Written instruction –
Repeat the line that contains "Reproduce this chart with matplotlib.", the line that contains "fontsize=17, ha='left', va='baseline')", and all lines between them, exactly and with no other lines.

Data items
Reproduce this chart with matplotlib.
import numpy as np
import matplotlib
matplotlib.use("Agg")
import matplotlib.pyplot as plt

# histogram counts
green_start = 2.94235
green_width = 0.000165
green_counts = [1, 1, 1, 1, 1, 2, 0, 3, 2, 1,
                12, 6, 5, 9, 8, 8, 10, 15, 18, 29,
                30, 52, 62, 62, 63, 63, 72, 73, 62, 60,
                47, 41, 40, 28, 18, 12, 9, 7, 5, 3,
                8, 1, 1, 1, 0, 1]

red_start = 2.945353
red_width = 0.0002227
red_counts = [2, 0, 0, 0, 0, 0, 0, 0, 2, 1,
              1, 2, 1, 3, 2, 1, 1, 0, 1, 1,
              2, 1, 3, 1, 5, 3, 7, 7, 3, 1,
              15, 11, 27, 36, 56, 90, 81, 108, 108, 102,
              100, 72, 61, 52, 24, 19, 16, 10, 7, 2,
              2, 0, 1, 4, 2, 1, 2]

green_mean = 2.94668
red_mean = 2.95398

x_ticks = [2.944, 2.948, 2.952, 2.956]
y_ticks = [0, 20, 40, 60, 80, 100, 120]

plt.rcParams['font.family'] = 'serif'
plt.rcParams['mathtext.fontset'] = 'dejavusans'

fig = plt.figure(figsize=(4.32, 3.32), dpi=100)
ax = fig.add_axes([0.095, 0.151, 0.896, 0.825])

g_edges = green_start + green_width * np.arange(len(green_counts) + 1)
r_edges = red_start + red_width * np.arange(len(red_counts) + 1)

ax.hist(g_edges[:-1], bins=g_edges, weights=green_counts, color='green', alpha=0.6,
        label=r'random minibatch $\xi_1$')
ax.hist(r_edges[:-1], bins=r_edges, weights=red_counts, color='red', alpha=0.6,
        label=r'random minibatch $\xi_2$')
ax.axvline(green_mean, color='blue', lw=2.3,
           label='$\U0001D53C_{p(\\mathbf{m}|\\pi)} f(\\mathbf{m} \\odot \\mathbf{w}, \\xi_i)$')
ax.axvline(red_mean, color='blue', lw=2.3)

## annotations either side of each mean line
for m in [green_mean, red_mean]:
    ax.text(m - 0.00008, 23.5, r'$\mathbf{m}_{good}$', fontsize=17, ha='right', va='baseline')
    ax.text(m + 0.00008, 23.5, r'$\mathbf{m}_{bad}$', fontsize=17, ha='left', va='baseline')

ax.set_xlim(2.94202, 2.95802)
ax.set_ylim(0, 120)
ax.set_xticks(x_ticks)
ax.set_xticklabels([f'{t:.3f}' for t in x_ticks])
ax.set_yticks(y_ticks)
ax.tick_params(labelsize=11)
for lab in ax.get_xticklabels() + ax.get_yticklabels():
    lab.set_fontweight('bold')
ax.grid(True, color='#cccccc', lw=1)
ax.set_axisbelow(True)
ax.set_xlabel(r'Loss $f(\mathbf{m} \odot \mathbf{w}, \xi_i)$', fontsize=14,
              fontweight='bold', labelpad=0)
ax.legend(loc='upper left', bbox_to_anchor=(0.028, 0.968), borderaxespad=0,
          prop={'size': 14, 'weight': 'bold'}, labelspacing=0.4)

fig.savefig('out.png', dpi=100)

* * *

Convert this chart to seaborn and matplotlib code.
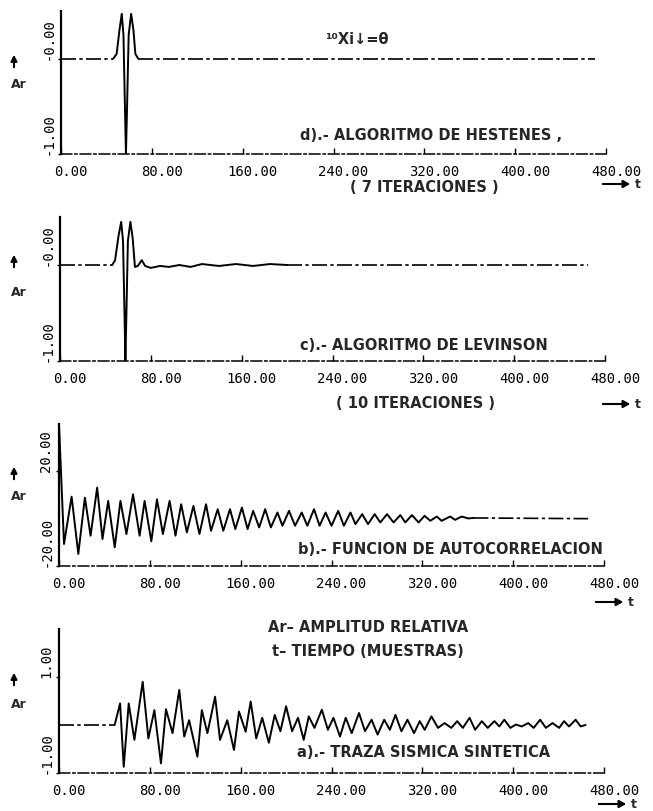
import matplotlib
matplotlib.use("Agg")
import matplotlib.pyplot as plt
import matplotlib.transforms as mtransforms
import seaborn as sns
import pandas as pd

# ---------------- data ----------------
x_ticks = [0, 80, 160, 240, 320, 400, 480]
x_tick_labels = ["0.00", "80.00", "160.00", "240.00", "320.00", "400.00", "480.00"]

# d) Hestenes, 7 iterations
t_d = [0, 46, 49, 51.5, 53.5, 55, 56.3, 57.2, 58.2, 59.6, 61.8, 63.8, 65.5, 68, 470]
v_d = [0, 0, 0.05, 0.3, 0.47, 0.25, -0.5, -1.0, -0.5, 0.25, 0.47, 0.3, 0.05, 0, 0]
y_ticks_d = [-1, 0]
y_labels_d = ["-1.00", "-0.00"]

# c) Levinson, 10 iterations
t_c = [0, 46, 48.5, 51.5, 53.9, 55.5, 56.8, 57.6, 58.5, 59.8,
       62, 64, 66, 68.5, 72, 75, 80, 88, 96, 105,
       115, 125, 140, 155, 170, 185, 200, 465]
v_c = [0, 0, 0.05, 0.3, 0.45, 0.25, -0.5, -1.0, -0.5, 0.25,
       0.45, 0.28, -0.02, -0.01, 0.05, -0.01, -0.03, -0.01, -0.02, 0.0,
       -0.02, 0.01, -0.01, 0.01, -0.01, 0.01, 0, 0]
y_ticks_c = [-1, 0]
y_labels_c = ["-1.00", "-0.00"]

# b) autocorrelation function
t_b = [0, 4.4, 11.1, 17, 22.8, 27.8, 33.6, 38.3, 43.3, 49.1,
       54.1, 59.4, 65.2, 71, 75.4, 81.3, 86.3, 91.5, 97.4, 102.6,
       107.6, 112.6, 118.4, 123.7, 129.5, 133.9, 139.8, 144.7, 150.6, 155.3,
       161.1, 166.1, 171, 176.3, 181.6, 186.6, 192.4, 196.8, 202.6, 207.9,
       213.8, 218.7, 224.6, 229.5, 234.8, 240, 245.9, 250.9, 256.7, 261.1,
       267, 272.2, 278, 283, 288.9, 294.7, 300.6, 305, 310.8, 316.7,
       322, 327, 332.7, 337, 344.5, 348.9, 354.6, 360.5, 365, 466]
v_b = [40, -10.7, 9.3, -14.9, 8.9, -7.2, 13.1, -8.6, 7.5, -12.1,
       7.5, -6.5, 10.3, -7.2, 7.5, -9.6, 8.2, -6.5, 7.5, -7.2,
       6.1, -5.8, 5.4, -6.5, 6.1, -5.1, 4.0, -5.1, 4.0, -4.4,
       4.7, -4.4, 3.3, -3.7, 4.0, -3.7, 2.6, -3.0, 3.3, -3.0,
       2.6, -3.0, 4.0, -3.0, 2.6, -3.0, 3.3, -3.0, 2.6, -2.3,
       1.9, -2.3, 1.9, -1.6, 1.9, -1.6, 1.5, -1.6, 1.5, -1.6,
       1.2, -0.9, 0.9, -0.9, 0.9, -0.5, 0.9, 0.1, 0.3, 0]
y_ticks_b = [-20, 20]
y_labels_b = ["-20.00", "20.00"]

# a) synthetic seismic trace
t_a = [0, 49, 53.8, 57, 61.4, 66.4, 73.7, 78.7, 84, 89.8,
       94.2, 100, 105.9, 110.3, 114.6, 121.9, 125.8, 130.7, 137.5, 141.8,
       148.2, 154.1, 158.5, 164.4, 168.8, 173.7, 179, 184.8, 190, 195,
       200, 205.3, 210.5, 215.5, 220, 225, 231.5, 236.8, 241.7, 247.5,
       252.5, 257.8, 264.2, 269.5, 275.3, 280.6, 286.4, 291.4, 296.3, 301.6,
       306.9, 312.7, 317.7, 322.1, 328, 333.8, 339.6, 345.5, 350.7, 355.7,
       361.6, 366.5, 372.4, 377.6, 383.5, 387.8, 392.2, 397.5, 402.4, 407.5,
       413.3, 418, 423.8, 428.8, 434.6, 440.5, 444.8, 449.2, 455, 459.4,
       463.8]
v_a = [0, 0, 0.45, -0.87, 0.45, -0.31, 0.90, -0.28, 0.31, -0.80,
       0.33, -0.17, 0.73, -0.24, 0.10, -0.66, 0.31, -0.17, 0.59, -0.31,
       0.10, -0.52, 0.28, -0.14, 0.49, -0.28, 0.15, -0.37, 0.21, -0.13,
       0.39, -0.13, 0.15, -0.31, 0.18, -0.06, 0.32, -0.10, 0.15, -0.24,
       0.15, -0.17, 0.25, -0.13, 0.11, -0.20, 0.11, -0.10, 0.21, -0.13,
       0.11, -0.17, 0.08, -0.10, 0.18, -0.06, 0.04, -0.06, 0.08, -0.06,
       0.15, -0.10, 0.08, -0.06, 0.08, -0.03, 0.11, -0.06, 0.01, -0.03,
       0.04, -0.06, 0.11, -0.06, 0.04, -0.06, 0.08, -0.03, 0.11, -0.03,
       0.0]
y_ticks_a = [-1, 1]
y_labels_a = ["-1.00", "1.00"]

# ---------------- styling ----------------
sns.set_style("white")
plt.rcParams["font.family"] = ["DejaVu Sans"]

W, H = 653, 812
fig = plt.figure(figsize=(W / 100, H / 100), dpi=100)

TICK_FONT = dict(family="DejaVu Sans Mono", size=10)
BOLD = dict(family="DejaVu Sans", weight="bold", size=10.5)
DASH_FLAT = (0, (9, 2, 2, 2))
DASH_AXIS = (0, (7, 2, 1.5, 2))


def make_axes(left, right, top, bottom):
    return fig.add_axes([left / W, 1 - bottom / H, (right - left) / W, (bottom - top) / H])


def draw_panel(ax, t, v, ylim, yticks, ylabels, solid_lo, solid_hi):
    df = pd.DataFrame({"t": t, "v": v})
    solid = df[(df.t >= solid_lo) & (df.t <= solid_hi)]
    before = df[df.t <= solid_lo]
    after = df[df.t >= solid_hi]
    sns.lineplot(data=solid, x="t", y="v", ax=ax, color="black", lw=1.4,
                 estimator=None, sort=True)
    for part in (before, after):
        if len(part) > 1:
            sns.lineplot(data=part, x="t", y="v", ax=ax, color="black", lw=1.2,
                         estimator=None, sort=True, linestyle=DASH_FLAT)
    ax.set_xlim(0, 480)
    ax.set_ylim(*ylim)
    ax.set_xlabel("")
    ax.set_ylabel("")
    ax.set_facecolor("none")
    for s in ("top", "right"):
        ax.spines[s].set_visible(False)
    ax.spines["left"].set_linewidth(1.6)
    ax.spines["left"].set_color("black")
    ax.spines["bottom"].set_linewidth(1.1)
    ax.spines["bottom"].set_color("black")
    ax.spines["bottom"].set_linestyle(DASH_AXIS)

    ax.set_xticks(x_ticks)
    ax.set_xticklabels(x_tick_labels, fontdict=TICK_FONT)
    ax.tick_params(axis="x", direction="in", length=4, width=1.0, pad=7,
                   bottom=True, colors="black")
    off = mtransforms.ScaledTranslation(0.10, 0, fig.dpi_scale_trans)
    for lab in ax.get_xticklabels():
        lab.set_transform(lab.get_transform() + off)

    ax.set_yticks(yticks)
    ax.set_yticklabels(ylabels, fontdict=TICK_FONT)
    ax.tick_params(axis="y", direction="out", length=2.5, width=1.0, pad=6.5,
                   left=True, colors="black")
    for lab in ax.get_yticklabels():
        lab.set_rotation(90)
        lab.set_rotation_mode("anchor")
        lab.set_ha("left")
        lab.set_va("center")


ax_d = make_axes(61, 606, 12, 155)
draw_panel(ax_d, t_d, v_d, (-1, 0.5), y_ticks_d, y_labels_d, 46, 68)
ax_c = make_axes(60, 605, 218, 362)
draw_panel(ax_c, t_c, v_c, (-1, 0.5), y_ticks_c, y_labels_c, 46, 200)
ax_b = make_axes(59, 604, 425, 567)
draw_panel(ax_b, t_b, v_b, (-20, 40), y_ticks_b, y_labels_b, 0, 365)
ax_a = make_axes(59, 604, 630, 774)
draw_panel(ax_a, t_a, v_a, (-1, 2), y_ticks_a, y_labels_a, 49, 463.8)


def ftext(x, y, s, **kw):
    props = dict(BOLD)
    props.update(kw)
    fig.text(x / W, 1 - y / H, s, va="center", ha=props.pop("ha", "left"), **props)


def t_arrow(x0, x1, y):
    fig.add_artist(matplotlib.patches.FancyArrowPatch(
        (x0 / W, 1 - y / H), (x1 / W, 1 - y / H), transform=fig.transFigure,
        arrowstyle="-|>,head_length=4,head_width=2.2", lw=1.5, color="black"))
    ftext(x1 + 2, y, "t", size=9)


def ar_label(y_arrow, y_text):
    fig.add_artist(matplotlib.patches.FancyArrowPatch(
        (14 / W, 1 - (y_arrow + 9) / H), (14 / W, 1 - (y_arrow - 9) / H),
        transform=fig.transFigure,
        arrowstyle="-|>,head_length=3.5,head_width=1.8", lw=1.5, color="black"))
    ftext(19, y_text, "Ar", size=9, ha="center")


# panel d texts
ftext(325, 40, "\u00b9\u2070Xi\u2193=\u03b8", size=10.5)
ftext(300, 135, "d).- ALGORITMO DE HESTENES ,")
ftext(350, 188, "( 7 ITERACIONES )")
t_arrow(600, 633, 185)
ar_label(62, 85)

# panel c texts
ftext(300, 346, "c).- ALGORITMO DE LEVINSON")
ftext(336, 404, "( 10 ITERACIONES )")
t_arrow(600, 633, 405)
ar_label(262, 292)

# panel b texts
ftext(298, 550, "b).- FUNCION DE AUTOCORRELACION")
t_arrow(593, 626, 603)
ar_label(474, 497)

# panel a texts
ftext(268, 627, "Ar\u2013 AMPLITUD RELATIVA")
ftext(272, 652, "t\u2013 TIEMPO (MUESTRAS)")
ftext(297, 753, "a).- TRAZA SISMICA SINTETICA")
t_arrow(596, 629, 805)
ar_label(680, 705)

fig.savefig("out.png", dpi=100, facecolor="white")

Exercise output –
Reproduce this chart with matplotlib.
import numpy as np
import matplotlib
matplotlib.use("Agg")
import matplotlib.pyplot as plt

# histogram counts
green_start = 2.94235
green_width = 0.000165
green_counts = [1, 1, 1, 1, 1, 2, 0, 3, 2, 1,
                12, 6, 5, 9, 8, 8, 10, 15, 18, 29,
                30, 52, 62, 62, 63, 63, 72, 73, 62, 60,
                47, 41, 40, 28, 18, 12, 9, 7, 5, 3,
                8, 1, 1, 1, 0, 1]

red_start = 2.945353
red_width = 0.0002227
red_counts = [2, 0, 0, 0, 0, 0, 0, 0, 2, 1,
              1, 2, 1, 3, 2, 1, 1, 0, 1, 1,
              2, 1, 3, 1, 5, 3, 7, 7, 3, 1,
              15, 11, 27, 36, 56, 90, 81, 108, 108, 102,
              100, 72, 61, 52, 24, 19, 16, 10, 7, 2,
              2, 0, 1, 4, 2, 1, 2]

green_mean = 2.94668
red_mean = 2.95398

x_ticks = [2.944, 2.948, 2.952, 2.956]
y_ticks = [0, 20, 40, 60, 80, 100, 120]

plt.rcParams['font.family'] = 'serif'
plt.rcParams['mathtext.fontset'] = 'dejavusans'

fig = plt.figure(figsize=(4.32, 3.32), dpi=100)
ax = fig.add_axes([0.095, 0.151, 0.896, 0.825])

g_edges = green_start + green_width * np.arange(len(green_counts) + 1)
r_edges = red_start + red_width * np.arange(len(red_counts) + 1)

ax.hist(g_edges[:-1], bins=g_edges, weights=green_counts, color='green', alpha=0.6,
        label=r'random minibatch $\xi_1$')
ax.hist(r_edges[:-1], bins=r_edges, weights=red_counts, color='red', alpha=0.6,
        label=r'random minibatch $\xi_2$')
ax.axvline(green_mean, color='blue', lw=2.3,
           label='$\U0001D53C_{p(\\mathbf{m}|\\pi)} f(\\mathbf{m} \\odot \\mathbf{w}, \\xi_i)$')
ax.axvline(red_mean, color='blue', lw=2.3)

## annotations either side of each mean line
for m in [green_mean, red_mean]:
    ax.text(m - 0.00008, 23.5, r'$\mathbf{m}_{good}$', fontsize=17, ha='right', va='baseline')
    ax.text(m + 0.00008, 23.5, r'$\mathbf{m}_{bad}$', fontsize=17, ha='left', va='baseline')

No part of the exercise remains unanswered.